We learned about cognitive load in grad school. If a user (of a system, product, app, website, etc) has to think too hard, it’s not great for usability. With my messed up brain that has trouble with processing and working memory, the world is a minefield. I just can’t figure out anything until I crash into it. I hate it. Mostly I hate it because I cannot have another major accident. It broke me last time, and I’m finally starting to feel like myself again after 5 years.
Back to the water…. Swimming is great for me because I feel safe in the water. Even here, where there are unknown and new variables in the water, which are increasing my cognitive load in a way I don’t like, I’m still enjoying my swims. I can be in the water and splash around, propelling myself forward. I’m not gonna run into anything. I’m not gonna be run over my anything. And it’s pretty unlikely I’m gonna bump into something big enough to eat me or hurt me. I’m fully prepared to have the sh*t scared out of me, but I don’t want that to happen. At the very least, I’m not gonna fall. The water supports me in all ways, most important, mentally & emotionally.
Spinning
I’ve been struggling with vertigo since I got here, and it’s driving me crazy. I can’t sleep very well because I’m a thrasher, but every time I move, I get vertigo and feel like I’m gonna ralph. I’ve been trying some exercises to make it go away, but it just feels worse. That might be a good sign. I will try again today and tomorrow, and if I’m still wiggy on Monday, I have to see a doctor to get physical therapy. I had it really bad a year ago, and it took several home visits before the PT got it to clear. Ugh. I hate it.
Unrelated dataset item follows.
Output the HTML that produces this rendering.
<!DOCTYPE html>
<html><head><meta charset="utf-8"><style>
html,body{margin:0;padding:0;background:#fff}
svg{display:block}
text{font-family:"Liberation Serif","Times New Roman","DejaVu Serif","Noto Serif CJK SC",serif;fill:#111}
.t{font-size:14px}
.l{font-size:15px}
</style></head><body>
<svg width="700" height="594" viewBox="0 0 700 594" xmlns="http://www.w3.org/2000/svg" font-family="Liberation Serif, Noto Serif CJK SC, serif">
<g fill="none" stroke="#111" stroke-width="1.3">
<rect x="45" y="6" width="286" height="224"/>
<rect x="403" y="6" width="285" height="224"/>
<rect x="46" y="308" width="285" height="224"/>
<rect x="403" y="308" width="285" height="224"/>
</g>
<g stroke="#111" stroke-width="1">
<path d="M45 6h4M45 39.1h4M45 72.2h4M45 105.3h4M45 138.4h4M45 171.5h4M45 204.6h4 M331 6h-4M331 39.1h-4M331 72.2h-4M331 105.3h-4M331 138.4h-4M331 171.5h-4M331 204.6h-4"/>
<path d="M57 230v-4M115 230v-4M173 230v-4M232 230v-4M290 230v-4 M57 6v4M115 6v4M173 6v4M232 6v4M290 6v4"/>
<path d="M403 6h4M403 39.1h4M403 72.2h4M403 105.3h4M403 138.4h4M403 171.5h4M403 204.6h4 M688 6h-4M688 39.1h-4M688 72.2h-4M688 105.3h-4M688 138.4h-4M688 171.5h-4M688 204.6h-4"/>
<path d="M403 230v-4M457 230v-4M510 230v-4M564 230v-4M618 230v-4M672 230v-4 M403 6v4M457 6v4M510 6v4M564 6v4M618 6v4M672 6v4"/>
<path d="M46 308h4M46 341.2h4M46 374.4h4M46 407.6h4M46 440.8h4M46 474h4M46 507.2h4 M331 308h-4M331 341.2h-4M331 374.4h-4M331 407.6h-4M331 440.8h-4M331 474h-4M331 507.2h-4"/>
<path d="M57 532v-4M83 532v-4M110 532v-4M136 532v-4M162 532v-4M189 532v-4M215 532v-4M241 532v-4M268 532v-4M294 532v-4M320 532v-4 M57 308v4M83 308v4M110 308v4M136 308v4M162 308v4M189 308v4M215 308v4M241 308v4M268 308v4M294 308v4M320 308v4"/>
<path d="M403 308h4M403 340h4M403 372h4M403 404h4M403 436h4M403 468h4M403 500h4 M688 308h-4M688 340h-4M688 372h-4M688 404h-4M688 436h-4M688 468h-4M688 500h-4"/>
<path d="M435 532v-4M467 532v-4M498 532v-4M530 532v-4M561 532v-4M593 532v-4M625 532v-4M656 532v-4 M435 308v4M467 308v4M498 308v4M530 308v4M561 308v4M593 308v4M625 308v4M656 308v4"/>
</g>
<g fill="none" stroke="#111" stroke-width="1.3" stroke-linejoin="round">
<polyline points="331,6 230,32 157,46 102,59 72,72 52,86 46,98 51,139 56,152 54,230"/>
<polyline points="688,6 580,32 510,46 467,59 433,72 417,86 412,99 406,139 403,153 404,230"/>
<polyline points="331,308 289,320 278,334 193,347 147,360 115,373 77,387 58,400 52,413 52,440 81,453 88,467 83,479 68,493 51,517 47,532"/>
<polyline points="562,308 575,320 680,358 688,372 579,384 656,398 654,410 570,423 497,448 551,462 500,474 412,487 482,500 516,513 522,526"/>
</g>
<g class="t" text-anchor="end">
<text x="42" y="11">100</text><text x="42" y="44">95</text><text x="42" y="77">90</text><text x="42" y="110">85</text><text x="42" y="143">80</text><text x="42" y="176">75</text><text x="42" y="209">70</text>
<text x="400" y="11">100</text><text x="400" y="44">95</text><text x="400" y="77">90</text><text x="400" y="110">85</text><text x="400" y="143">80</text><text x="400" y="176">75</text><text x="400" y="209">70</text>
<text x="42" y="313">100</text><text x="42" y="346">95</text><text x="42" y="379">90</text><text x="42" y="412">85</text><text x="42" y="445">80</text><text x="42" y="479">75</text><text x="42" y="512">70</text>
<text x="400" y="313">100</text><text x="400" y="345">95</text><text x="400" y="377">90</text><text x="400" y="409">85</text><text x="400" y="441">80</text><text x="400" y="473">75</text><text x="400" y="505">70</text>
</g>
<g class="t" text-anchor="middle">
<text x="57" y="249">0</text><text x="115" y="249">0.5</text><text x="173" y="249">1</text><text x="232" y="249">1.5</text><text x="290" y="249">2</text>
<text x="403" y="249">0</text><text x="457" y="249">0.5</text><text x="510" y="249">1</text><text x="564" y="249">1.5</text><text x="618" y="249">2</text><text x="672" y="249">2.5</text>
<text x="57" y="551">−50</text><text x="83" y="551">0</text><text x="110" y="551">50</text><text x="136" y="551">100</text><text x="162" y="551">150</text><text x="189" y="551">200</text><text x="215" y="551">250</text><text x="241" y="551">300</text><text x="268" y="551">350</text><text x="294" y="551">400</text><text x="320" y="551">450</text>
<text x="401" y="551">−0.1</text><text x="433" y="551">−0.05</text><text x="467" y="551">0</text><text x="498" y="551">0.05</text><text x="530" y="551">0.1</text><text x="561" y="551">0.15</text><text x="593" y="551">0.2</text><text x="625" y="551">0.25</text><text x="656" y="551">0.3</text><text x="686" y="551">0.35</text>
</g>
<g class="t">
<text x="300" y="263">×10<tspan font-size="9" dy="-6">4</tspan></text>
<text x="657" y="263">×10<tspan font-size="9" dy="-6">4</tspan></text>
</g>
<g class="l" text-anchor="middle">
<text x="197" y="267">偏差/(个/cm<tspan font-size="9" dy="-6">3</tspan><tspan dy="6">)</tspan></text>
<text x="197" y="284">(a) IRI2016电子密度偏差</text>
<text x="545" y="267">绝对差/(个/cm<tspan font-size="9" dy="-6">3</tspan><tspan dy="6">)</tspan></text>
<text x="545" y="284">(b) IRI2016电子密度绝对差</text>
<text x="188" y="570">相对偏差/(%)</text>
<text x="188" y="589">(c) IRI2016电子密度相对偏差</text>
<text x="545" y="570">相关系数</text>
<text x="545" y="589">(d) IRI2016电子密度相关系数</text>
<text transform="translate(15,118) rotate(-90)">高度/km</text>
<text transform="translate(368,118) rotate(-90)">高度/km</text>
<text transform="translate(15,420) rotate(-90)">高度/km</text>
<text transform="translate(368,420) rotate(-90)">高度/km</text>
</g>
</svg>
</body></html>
So, swimming in new water is really the least of my worries. It makes me feel good about myself. It feels relaxing even though it’s exercise. And it’s a lovely way to get to know this place. And, the vertigo does’t bother me in the water.
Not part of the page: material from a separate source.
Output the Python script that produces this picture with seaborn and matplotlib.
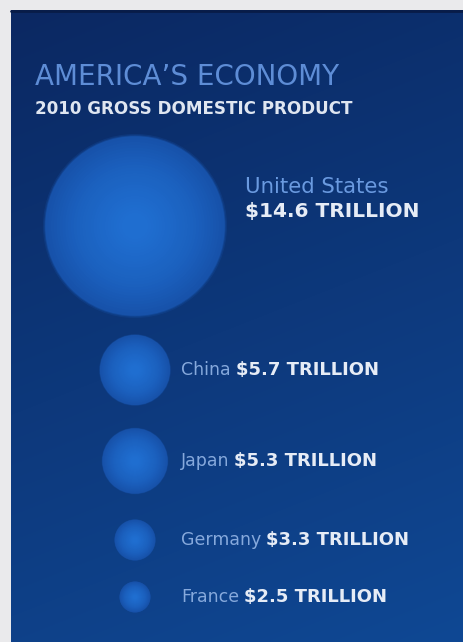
import numpy as np
import pandas as pd
import matplotlib
matplotlib.use("Agg")
import matplotlib.pyplot as plt
import seaborn as sns

# 2010 GDP, trillions of US dollars
countries = ["United States", "China", "Japan", "Germany", "France"]
gdp = [14.6, 5.7, 5.3, 3.3, 2.5]
value_labels = ["$14.6 TRILLION", "$5.7 TRILLION", "$5.3 TRILLION",
                "$3.3 TRILLION", "$2.5 TRILLION"]

title = "AMERICA\u2019S ECONOMY"
subtitle = "2010 GROSS DOMESTIC PRODUCT"

# layout (pixel space of the canvas)
W, H, DPI = 464, 642, 100
row_y = [226, 370, 461, 540, 597]
bubble_x = 135
px_per_trillion = 6.15          # bubble radius grows with the value

sns.set_theme(style="white")
plt.rcParams["font.family"] = ["DejaVu Sans"]

fig = plt.figure(figsize=(W / DPI, H / DPI), dpi=DPI, facecolor="#eaeaec")
ax = fig.add_axes([0, 0, 1, 1])
ax.set_xlim(0, W)
ax.set_ylim(H, 0)
ax.axis("off")

# navy panel with a soft diagonal gradient
px0, py0 = 11, 10
ny, nx = 200, 150
yy, xx = np.mgrid[0:1:ny * 1j, 0:1:nx * 1j]
t = np.clip(0.78 * yy + 0.22 * xx, 0, 1)
top = np.array([11, 40, 98]) / 255
bot = np.array([15, 72, 148]) / 255
grad = top[None, None, :] * (1 - t[..., None]) + bot[None, None, :] * t[..., None]
ax.imshow(grad, extent=(px0, W, H, py0), aspect="auto", zorder=0,
          interpolation="bilinear")
ax.plot([px0, W], [py0 + 1, py0 + 1], color="#081c48", lw=2, zorder=1)

df = pd.DataFrame({"country": countries, "gdp": gdp, "y": row_y})
df["x"] = bubble_x
radius_pt = df["gdp"] * px_per_trillion * 72 / DPI

# bubbles: faint soft rim, then stacked discs getting lighter toward the centre
edge_c = np.array([23, 82, 170]) / 255
mid_c = np.array([27, 97, 191]) / 255
center_c = np.array([31, 110, 208]) / 255
for scale, alpha in [(1.025, 0.25), (1.01, 0.5)]:
    sns.scatterplot(data=df, x="x", y="y", s=(2 * radius_pt * scale) ** 2,
                    color=edge_c, alpha=alpha, linewidth=0, ax=ax,
                    legend=False, zorder=2)
n_layers = 28
for i in range(n_layers):
    f = i / (n_layers - 1)
    scale = 1.0 - 0.85 * f
    if f <= 0.4:
        c = edge_c * (1 - f / 0.4) + mid_c * (f / 0.4)
    else:
        g = (f - 0.4) / 0.6
        c = mid_c * (1 - g) + center_c * g
    sns.scatterplot(data=df, x="x", y="y", s=(2 * radius_pt * scale) ** 2,
                    color=c, linewidth=0, ax=ax, legend=False, zorder=3)

# headings
ax.text(35, 77, title, color="#5e8dd6", fontsize=20, va="center",
        ha="left", zorder=5)
ax.text(35, 109, subtitle, color="#dfe6f1", fontsize=12.1,
        fontweight="bold", va="center", ha="left", zorder=5)

name_c = "#86a9dc"
value_c = "#e6ecf6"

# largest economy gets a two-line label
ax.text(245, 187, countries[0], color="#6a9ae0", fontsize=15.3,
        va="center", ha="left", zorder=5)
ax.text(245, 211, value_labels[0], color=value_c, fontsize=14.5,
        fontweight="bold", va="center", ha="left", zorder=5)

# others: country name followed by the bold value
fig.canvas.draw()
renderer = fig.canvas.get_renderer()
inv = ax.transData.inverted()
for name, val, y in zip(countries[1:], value_labels[1:], row_y[1:]):
    tn = ax.text(181, y, name, color=name_c, fontsize=12.5,
                 va="center", ha="left", zorder=5)
    bb = tn.get_window_extent(renderer)
    x_end = inv.transform((bb.x1, bb.y0))[0]
    ax.text(x_end + 5, y, val, color=value_c, fontsize=13,
            fontweight="bold", va="center", ha="left", zorder=5)

fig.savefig("out.png", dpi=DPI, facecolor=fig.get_facecolor())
Now I’m rambling. I had the option of buying regular peanuts or peanuts with the Swedish soccer logo on them. Guess which ones I bought? The soccer peanuts, of course. I mean football peanuts. Why? Because they have the same little signs here where it shows the price per ounce/gram, and the football peanuts were cheaper! I’m learning.
Also, they have the cutest little pastilles in colored packages. I need to figure out the flavors and buy some because I want the little box.
OK. Bye. Be Safe. Be Weird. And don’t take and crap from anybody! BAM!!!!!